Many organic photovoltaic devices are a blend of polythiophenes and C60 (buckyballs), by adding additional naoparticles to the blend we hope to modify certain characteristics of the material and improve the overall efficiency. Sadly I can’t mention which nanoparticles at present as we are hoping to publish it and if I let the cat out of the bag it will diminish our chances.

do you consider science work or complex/intense/difficult play?

A bit of both really. Although at present I am just finishing my PhD, whether there is a job available in a few months is unclear due to the UKs current financial state.

The best part of the job is that I get to use some pretty interesting equipment, RF sputterers, thermal evaporators, spin coaters, atomic force microscopes, electron microscopes and a variety of spectroscopic equipment.

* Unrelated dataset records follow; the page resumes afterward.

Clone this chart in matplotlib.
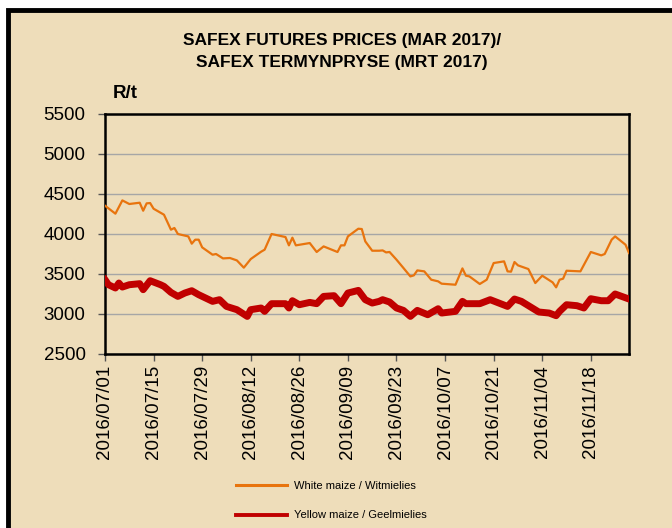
import numpy as np
import pandas as pd
import matplotlib
matplotlib.use("Agg")
import matplotlib.pyplot as plt
import matplotlib.dates as mdates
from matplotlib.patches import Rectangle
from matplotlib.lines import Line2D

# day offsets from 2016/07/01 and prices (R/t)
white_days = [0, 3, 5, 7, 10, 11, 12, 13, 14, 17, 19, 20, 21, 24, 25, 26, 27, 28,
              31, 32, 34, 36, 38, 40, 42, 45, 46, 48, 52, 53, 54, 55, 59, 61, 63,
              67, 68, 69, 70, 73, 74, 75, 77, 79, 80, 81, 82, 84, 86, 88, 89, 90,
              92, 94, 96, 97, 101, 103, 104, 105, 108, 110, 112, 115, 116, 117,
              118, 119, 122, 124, 126, 129, 130, 131, 132, 133, 137, 140, 143,
              144, 146, 147, 150, 151]
white_maize = [4354, 4254, 4420, 4375, 4391, 4291, 4383, 4387, 4316, 4241, 4054,
               4075, 4000, 3970, 3879, 3929, 3929, 3833, 3741, 3750, 3695, 3700,
               3670, 3579, 3687, 3779, 3804, 4000, 3962, 3858, 3954, 3858, 3887,
               3775, 3845, 3775, 3858, 3858, 3970, 4066, 4062, 3908, 3791, 3791,
               3795, 3770, 3775, 3679, 3575, 3470, 3483, 3545, 3533, 3429, 3408,
               3379, 3366, 3570, 3479, 3470, 3375, 3429, 3637, 3658, 3533, 3529,
               3650, 3608, 3562, 3387, 3479, 3395, 3333, 3429, 3441, 3541, 3533,
               3775, 3733, 3750, 3929, 3970, 3866, 3762]

yellow_days = [0, 1, 3, 4, 5, 7, 10, 11, 13, 16, 17, 19, 21, 23, 25, 27, 31, 33,
               35, 38, 41, 42, 45, 46, 48, 52, 53, 54, 56, 59, 61, 63, 66, 68, 70,
               73, 75, 77, 79, 80, 82, 84, 86, 88, 90, 93, 96, 97, 101, 103, 104,
               108, 111, 116, 118, 120, 125, 128, 130, 131, 133, 136, 138, 140,
               143, 145, 147, 151]
yellow_maize = [3429, 3366, 3325, 3387, 3337, 3366, 3379, 3304, 3416, 3366, 3345,
                3270, 3220, 3262, 3291, 3241, 3158, 3179, 3095, 3054, 2970, 3054,
                3075, 3033, 3129, 3129, 3075, 3166, 3116, 3145, 3129, 3220, 3229,
                3129, 3262, 3295, 3179, 3137, 3158, 3179, 3150, 3075, 3045, 2970,
                3045, 2991, 3066, 3012, 3033, 3158, 3129, 3129, 3179, 3095, 3187,
                3158, 3025, 3012, 2979, 3033, 3116, 3104, 3075, 3191, 3166, 3166,
                3250, 3187]

tick_labels = ["2016/07/01", "2016/07/15", "2016/07/29", "2016/08/12",
               "2016/08/26", "2016/09/09", "2016/09/23", "2016/10/07",
               "2016/10/21", "2016/11/04", "2016/11/18"]

start = pd.Timestamp("2016-07-01")
white_dates = start + pd.to_timedelta(white_days, unit="D")
yellow_dates = start + pd.to_timedelta(yellow_days, unit="D")

bg = "#EEDDBA"
fig = plt.figure(figsize=(6.72, 5.28), dpi=100)
fig.patch.set_facecolor("white")
# parchment panel with thick black border
fig.patches.append(Rectangle((8 / 672, -0.05), 1.0, 1 - 10 / 528 + 0.05,
                             transform=fig.transFigure, facecolor=bg,
                             edgecolor="black", linewidth=3.5, zorder=-10))

ax = fig.add_axes([105 / 672, 1 - 354 / 528, 524 / 672, 240 / 528])
ax.set_facecolor(bg)

ax.plot(white_dates, white_maize, color="#E8740E", lw=1.6, zorder=3)
ax.plot(yellow_dates, yellow_maize, color="#C00000", lw=5,
        solid_joinstyle="round", zorder=3)

ax.set_ylim(2500, 5500)
ax.set_yticks(np.arange(2500, 5501, 500))
ax.set_xlim(start, start + pd.Timedelta(days=151))
ax.set_xticks(pd.to_datetime(tick_labels, format="%Y/%m/%d"))
ax.xaxis.set_major_formatter(mdates.DateFormatter("%Y/%m/%d"))
ax.yaxis.grid(True, color="#A6A6A6", lw=1)
ax.set_axisbelow(True)

for s in ax.spines.values():
    s.set_linewidth(1.8)
    s.set_color("black")
ax.tick_params(axis="both", direction="out", length=5, width=1, color="#555555",
               labelsize=13.5, pad=3)
ax.tick_params(axis="y", pad=9)
ax.tick_params(axis="x", labelrotation=90)
for lbl in ax.get_xticklabels() + ax.get_yticklabels():
    lbl.set_family(["Liberation Sans", "DejaVu Sans"])

narrow = ["Liberation Sans Narrow", "Liberation Sans", "DejaVu Sans"]
fig.text(342 / 672, 1 - 40 / 528, "SAFEX FUTURES PRICES (MAR 2017)/",
         ha="center", va="center", fontsize=12.5, fontweight="bold", family=narrow)
fig.text(342 / 672, 1 - 62 / 528, "SAFEX TERMYNPRYSE (MRT 2017)",
         ha="center", va="center", fontsize=12.5, fontweight="bold", family=narrow)
fig.text(113 / 672, 1 - 94 / 528, "R/t", ha="left", va="center",
         fontsize=13.5, fontweight="bold", family=narrow)

handles = [Line2D([], [], color="#E8740E", lw=2.2),
           Line2D([], [], color="#C00000", lw=2.8)]
fig.legend(handles, ["White maize / Witmielies", "Yellow maize / Geelmielies"],
           loc="upper left", bbox_to_anchor=(226 / 672, 1 - 471 / 528),
           frameon=False, prop={"family": narrow, "size": 8},
           handlelength=4.6, labelspacing=1.75, handletextpad=0.6)

fig.savefig("out.png", dpi=100, facecolor=fig.get_facecolor())
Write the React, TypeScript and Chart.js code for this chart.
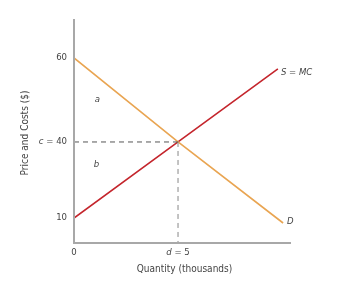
import React, { useEffect, useRef } from "react";
import { Chart, registerables, LinearScale } from "chart.js";

Chart.register(...registerables);

// Quantity (thousands) and price ($) points of each curve
const demandQty = [0, 5, 10.05];
const demandPrice = [60, 40, 8];
const supplyQty = [0, 5, 9.8];
const supplyPrice = [10, 40, 57.4];

// Equilibrium
const eqQty = 5;
const eqPrice = 40;

// Labelled ticks
const priceTicks = [60, 40, 10];
const priceTickLabels = [["", "60"], ["c", " = 40"], ["", "10"]];
const qtyTicks = [0, 5];
const qtyTickLabels = [["", "0"], ["d", " = 5"]];

// The price axis is drawn schematically (not to scale): piecewise-linear knots
const PRICE_KNOT_VALUES = [0, 10, 40, 60, 70];
const PRICE_KNOT_DECIMALS = [0, 0.1116, 0.451, 0.826, 1];

function interp(v: number, xs: number[], ys: number[]) {
  if (v <= xs[0]) return ys[0] + ((v - xs[0]) * (ys[1] - ys[0])) / (xs[1] - xs[0]);
  for (let i = 1; i < xs.length; i++) {
    if (v <= xs[i]) {
      return ys[i - 1] + ((v - xs[i - 1]) * (ys[i] - ys[i - 1])) / (xs[i] - xs[i - 1]);
    }
  }
  const n = xs.length - 1;
  return ys[n] + ((v - xs[n]) * (ys[n] - ys[n - 1])) / (xs[n] - xs[n - 1]);
}

class SchematicScale extends LinearScale {
  static id = "schematic";
  static defaults = (LinearScale as any).defaults;
  getPixelForValue(value: number) {
    return (this as any).getPixelForDecimal(interp(value, PRICE_KNOT_VALUES, PRICE_KNOT_DECIMALS));
  }
  getValueForPixel(pixel: number) {
    return interp((this as any).getDecimalForPixel(pixel), PRICE_KNOT_DECIMALS, PRICE_KNOT_VALUES);
  }
}
Chart.register(SchematicScale as any);

const FONT = '"DejaVu Sans Condensed", "Liberation Sans", Arial, sans-serif';
const AXIS_COLOR = "#a8a8a8";
const TEXT_COLOR = "#444";

function drawMixed(
  ctx: CanvasRenderingContext2D,
  parts: string[],
  x: number,
  y: number,
  align: "left" | "right" | "center",
  size: number
) {
  const italic = `italic ${size}px ${FONT}`;
  const normal = `${size}px ${FONT}`;
  ctx.font = italic;
  const w0 = ctx.measureText(parts[0]).width;
  ctx.font = normal;
  const w1 = ctx.measureText(parts[1]).width;
  const total = w0 + w1;
  let start = x;
  if (align === "right") start = x - total;
  else if (align === "center") start = x - total / 2;
  ctx.textAlign = "left";
  ctx.textBaseline = "middle";
  ctx.font = italic;
  ctx.fillText(parts[0], start, y);
  ctx.font = normal;
  ctx.fillText(parts[1], start + w0, y);
}

const annotations = {
  id: "annotations",
  afterDraw(chart: any) {
    const { ctx, chartArea, scales } = chart;
    const xs = scales.x;
    const ys = scales.y;
    ctx.save();

    // axes
    ctx.strokeStyle = AXIS_COLOR;
    ctx.lineWidth = 2;
    ctx.beginPath();
    ctx.moveTo(chartArea.left, chartArea.top);
    ctx.lineTo(chartArea.left, chartArea.bottom);
    ctx.lineTo(chartArea.right, chartArea.bottom);
    ctx.stroke();

    ctx.fillStyle = TEXT_COLOR;
    priceTicks.forEach((v, i) => {
      drawMixed(ctx, priceTickLabels[i], chartArea.left - 7, ys.getPixelForValue(v), "right", 9.5);
    });
    qtyTicks.forEach((v, i) => {
      drawMixed(ctx, qtyTickLabels[i], xs.getPixelForValue(v), chartArea.bottom + 10, "center", 9.5);
    });

    // axis titles
    ctx.font = `10px ${FONT}`;
    ctx.textAlign = "center";
    ctx.textBaseline = "middle";
    ctx.fillText("Quantity (thousands)", (chartArea.left + chartArea.right) / 2 + 2, chartArea.bottom + 26);
    ctx.save();
    ctx.translate(25, 133);
    ctx.rotate(-Math.PI / 2);
    ctx.fillText("Price and Costs ($)", 0, 0);
    ctx.restore();

    // curve and area labels
    ctx.font = `italic 9.5px ${FONT}`;
    ctx.textAlign = "left";
    ctx.fillText("a", xs.getPixelForValue(1), ys.getPixelForValue(50));
    ctx.fillText("b", xs.getPixelForValue(0.95), ys.getPixelForValue(31));
    const sEnd = supplyQty.length - 1;
    ctx.fillText("S = MC", xs.getPixelForValue(supplyQty[sEnd]) + 3, ys.getPixelForValue(supplyPrice[sEnd]) + 4);
    const dEnd = demandQty.length - 1;
    ctx.fillText("D", xs.getPixelForValue(demandQty[dEnd]) + 4, ys.getPixelForValue(demandPrice[dEnd]) - 1);
    ctx.restore();
  },
};

export default function App() {
  const ref = useRef<HTMLCanvasElement>(null);
  useEffect(() => {
    document.body.style.margin = "0";
    const toPts = (qs: number[], ps: number[]) => qs.map((q, i) => ({ x: q, y: ps[i] }));
    const chart = new Chart(ref.current!, {
      type: "line",
      data: {
        datasets: [
          {
            data: [{ x: 0, y: eqPrice }, { x: eqQty, y: eqPrice }],
            borderColor: "#555",
            borderWidth: 1,
            borderDash: [5, 4],
            pointRadius: 0,
          },
          {
            data: [{ x: eqQty, y: eqPrice }, { x: eqQty, y: 0 }],
            borderColor: "#888",
            borderWidth: 1,
            borderDash: [5, 4],
            pointRadius: 0,
          },
          {
            data: toPts(demandQty, demandPrice),
            borderColor: "#E9A552",
            borderWidth: 1.6,
            pointRadius: 0,
          },
          {
            data: toPts(supplyQty, supplyPrice),
            borderColor: "#C4252C",
            borderWidth: 1.6,
            pointRadius: 0,
          },
        ],
      },
      options: {
        responsive: false,
        animation: false,
        events: [],
        layout: { padding: { left: 74, top: 19, right: 55, bottom: 57 } },
        plugins: { legend: { display: false }, tooltip: { enabled: false } },
        scales: {
          x: { type: "linear", min: 0, max: 10.43, display: false },
          y: { type: "schematic" as any, min: 0, max: 70, display: false },
        },
      },
      plugins: [annotations],
    });
    return () => chart.destroy();
  }, []);
  return (
    <div style={{ position: "fixed", left: 0, top: 0, width: 346, height: 300, background: "#fff" }}>
      <canvas ref={ref} width={346} height={300} />
    </div>
  );
}
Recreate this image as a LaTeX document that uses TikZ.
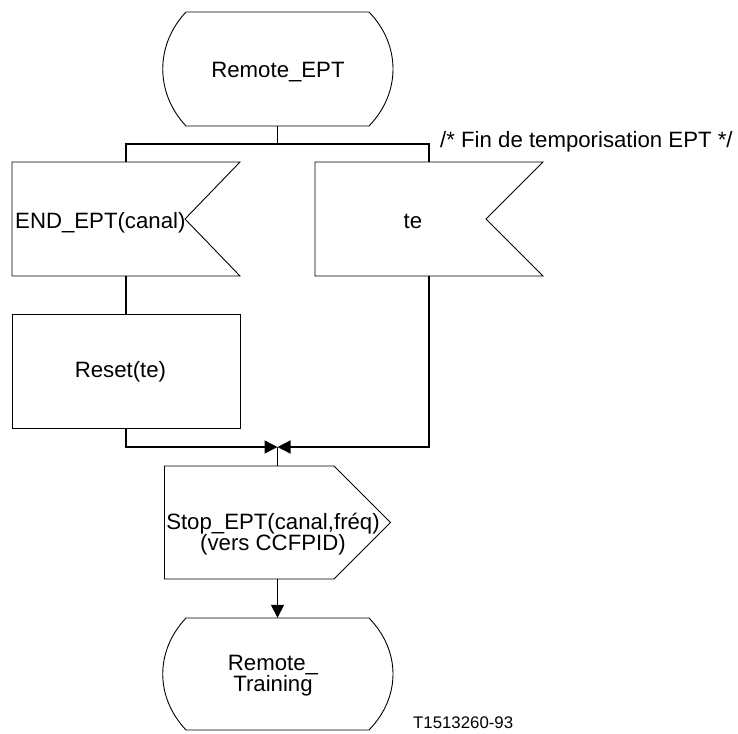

I’ve also picked up a bit of a talent for fixing high vacuum equipment, which is a fun if not very saleable skill.

Graphene is not my area of expertise, but the greatest problem that I am aware of with graphene is that it is difficult to manufacture in large areas which would be necessary for a commercially viable solar cell.

Many of the methods for producing graphene, other than the “scotch tape method” require high vacuums and temperatures to grow the films on a substrate. This does not lend itself to coating large surgace areas of substrate due to the cost and energy use of the chamber necesary to contain it. Hopefully one day someone will come up witha suitable method.

We have a Class 100 clean room, not quite perfect, but it serves our needs. Everything is cleaned regularly and the air is constantly pumped out and filtered. This still does not completely eliminate dust in the fabrication process, so the best approach is to make multiple devices to a substrate so that even if one (or more) fails there are others that can be used. As the organic polymers I use tend to absorb water and oxidise readily it would be betetr if we could make the devices in a neutral atmosphere like nitrogen. We are still trying to get funding to do this.

In testing noise is not an issue, but light is. All of our testing takes place in a closed box with a solar light source (AM 1.5).